Request -> Copy out the line that contains "Clone this diagram in TikZ.", the line that contains "(t3) at (176,575)", and every line between them, exactly, and nothing else.

Record set ->
-*-

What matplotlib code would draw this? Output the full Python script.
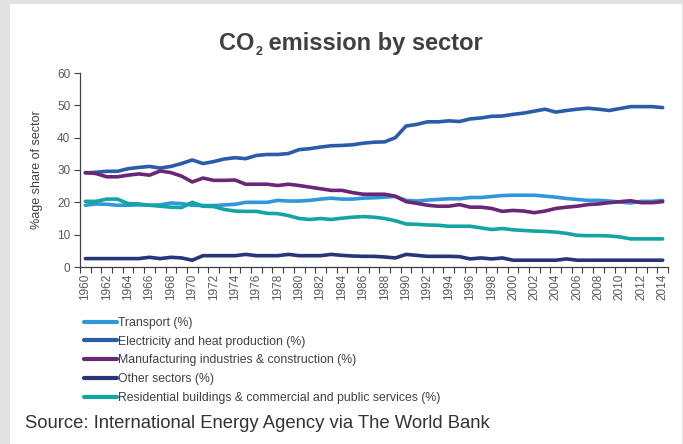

-*-

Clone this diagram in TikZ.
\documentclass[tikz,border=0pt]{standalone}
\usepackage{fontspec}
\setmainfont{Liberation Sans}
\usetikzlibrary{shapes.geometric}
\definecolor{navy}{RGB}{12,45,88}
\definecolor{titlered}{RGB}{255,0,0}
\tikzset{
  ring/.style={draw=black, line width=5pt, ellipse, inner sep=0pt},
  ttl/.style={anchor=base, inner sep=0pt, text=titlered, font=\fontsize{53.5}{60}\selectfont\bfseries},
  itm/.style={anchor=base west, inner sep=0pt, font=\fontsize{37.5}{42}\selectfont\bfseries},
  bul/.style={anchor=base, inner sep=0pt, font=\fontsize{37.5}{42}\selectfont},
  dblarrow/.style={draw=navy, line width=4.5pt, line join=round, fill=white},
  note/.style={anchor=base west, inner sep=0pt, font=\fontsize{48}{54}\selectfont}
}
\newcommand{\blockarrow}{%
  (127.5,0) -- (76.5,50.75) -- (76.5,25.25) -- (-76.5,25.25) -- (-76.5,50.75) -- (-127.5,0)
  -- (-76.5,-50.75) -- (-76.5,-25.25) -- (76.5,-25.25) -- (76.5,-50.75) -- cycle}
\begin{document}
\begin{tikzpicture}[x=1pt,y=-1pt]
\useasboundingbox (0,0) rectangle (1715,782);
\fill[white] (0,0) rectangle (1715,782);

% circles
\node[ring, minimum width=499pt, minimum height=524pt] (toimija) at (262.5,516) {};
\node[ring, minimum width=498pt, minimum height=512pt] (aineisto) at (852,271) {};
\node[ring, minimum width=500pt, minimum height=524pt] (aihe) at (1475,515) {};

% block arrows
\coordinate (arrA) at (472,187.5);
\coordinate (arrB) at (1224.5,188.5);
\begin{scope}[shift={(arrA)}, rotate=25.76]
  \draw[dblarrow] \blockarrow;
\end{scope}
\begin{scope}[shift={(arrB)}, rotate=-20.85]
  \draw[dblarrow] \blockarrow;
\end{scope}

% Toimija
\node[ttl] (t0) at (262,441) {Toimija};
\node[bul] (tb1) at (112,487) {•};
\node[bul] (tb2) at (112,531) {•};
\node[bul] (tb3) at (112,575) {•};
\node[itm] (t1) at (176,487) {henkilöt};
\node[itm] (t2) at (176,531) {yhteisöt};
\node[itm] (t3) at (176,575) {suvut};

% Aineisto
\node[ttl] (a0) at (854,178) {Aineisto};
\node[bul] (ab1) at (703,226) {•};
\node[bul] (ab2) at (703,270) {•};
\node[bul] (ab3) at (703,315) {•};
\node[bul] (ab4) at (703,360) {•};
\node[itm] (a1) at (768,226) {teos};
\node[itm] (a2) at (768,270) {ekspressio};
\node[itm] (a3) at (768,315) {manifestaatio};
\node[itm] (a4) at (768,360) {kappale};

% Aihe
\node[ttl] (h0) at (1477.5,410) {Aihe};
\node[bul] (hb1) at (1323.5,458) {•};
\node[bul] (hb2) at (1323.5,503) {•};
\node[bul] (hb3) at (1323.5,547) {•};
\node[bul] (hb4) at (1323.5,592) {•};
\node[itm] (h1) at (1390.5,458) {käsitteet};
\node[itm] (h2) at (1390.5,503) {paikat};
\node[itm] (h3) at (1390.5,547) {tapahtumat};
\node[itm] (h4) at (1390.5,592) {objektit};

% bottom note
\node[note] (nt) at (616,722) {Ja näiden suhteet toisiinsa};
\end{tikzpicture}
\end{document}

-*-

Task answer ->
Clone this diagram in TikZ.
\documentclass[tikz,border=0pt]{standalone}
\usepackage{fontspec}
\setmainfont{Liberation Sans}
\usetikzlibrary{shapes.geometric}
\definecolor{navy}{RGB}{12,45,88}
\definecolor{titlered}{RGB}{255,0,0}
\tikzset{
  ring/.style={draw=black, line width=5pt, ellipse, inner sep=0pt},
  ttl/.style={anchor=base, inner sep=0pt, text=titlered, font=\fontsize{53.5}{60}\selectfont\bfseries},
  itm/.style={anchor=base west, inner sep=0pt, font=\fontsize{37.5}{42}\selectfont\bfseries},
  bul/.style={anchor=base, inner sep=0pt, font=\fontsize{37.5}{42}\selectfont},
  dblarrow/.style={draw=navy, line width=4.5pt, line join=round, fill=white},
  note/.style={anchor=base west, inner sep=0pt, font=\fontsize{48}{54}\selectfont}
}
\newcommand{\blockarrow}{%
  (127.5,0) -- (76.5,50.75) -- (76.5,25.25) -- (-76.5,25.25) -- (-76.5,50.75) -- (-127.5,0)
  -- (-76.5,-50.75) -- (-76.5,-25.25) -- (76.5,-25.25) -- (76.5,-50.75) -- cycle}
\begin{document}
\begin{tikzpicture}[x=1pt,y=-1pt]
\useasboundingbox (0,0) rectangle (1715,782);
\fill[white] (0,0) rectangle (1715,782);

% circles
\node[ring, minimum width=499pt, minimum height=524pt] (toimija) at (262.5,516) {};
\node[ring, minimum width=498pt, minimum height=512pt] (aineisto) at (852,271) {};
\node[ring, minimum width=500pt, minimum height=524pt] (aihe) at (1475,515) {};

% block arrows
\coordinate (arrA) at (472,187.5);
\coordinate (arrB) at (1224.5,188.5);
\begin{scope}[shift={(arrA)}, rotate=25.76]
  \draw[dblarrow] \blockarrow;
\end{scope}
\begin{scope}[shift={(arrB)}, rotate=-20.85]
  \draw[dblarrow] \blockarrow;
\end{scope}

% Toimija
\node[ttl] (t0) at (262,441) {Toimija};
\node[bul] (tb1) at (112,487) {•};
\node[bul] (tb2) at (112,531) {•};
\node[bul] (tb3) at (112,575) {•};
\node[itm] (t1) at (176,487) {henkilöt};
\node[itm] (t2) at (176,531) {yhteisöt};
\node[itm] (t3) at (176,575) {suvut};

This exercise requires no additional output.